What is the capital of Turkey and what is its largest city?

Ankara is Turkey's capital and second-largest city, sitting inland on the central plateau. Istanbul is the largest city and the economic center, spanning the Asian and European sides of the country.

When was the Republic of Turkey founded?

The Turkish Republic was officially proclaimed on the 29th of October 1923 in Ankara. Mustafa Kemal Atatürk became its first president and led reforms that turned the Ottoman monarchy into a secular parliamentary republic.

Why did Turkey change its official name to Türkiye?

In December 2021, President Recep Tayyip Erdoğan called for expanded use of Türkiye, saying it best represents the culture and values of the Turkish nation. In May 2022 the United Nations agreed to use Türkiye officially in English.

How many people live in Turkey and who are its largest ethnic groups?

Turkey is home to over 86 million people. Most are ethnic Turks, estimated by the World Factbook at 70 to 75% of citizens, while Kurds are the largest ethnic minority, with estimates ranging from 12 to 20% of the population.

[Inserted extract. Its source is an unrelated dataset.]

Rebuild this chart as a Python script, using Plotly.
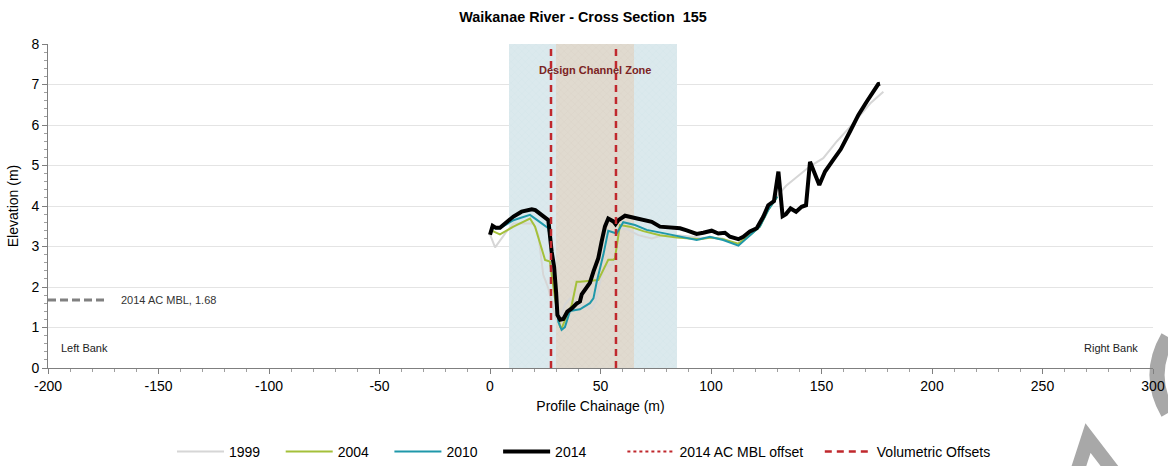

Why is Turkey so prone to earthquakes?

Almost the entire population lives with seismic risk, around 70% in the highest or second-highest zones, because the Anatolian plate is bordered by major fault zones. The North Anatolian Fault is considered one of the most dangerous natural hazards, and the 2023 Turkey-Syria earthquakes were the deadliest in contemporary Turkish history.

How large is Turkey's economy?

Turkey has the world's 16th-largest economy by nominal GDP and 11th-largest by PPP. Services account for 61% of the economy, industry for 32%, and agriculture for about 7%, and it is a founding member of the OECD and G20.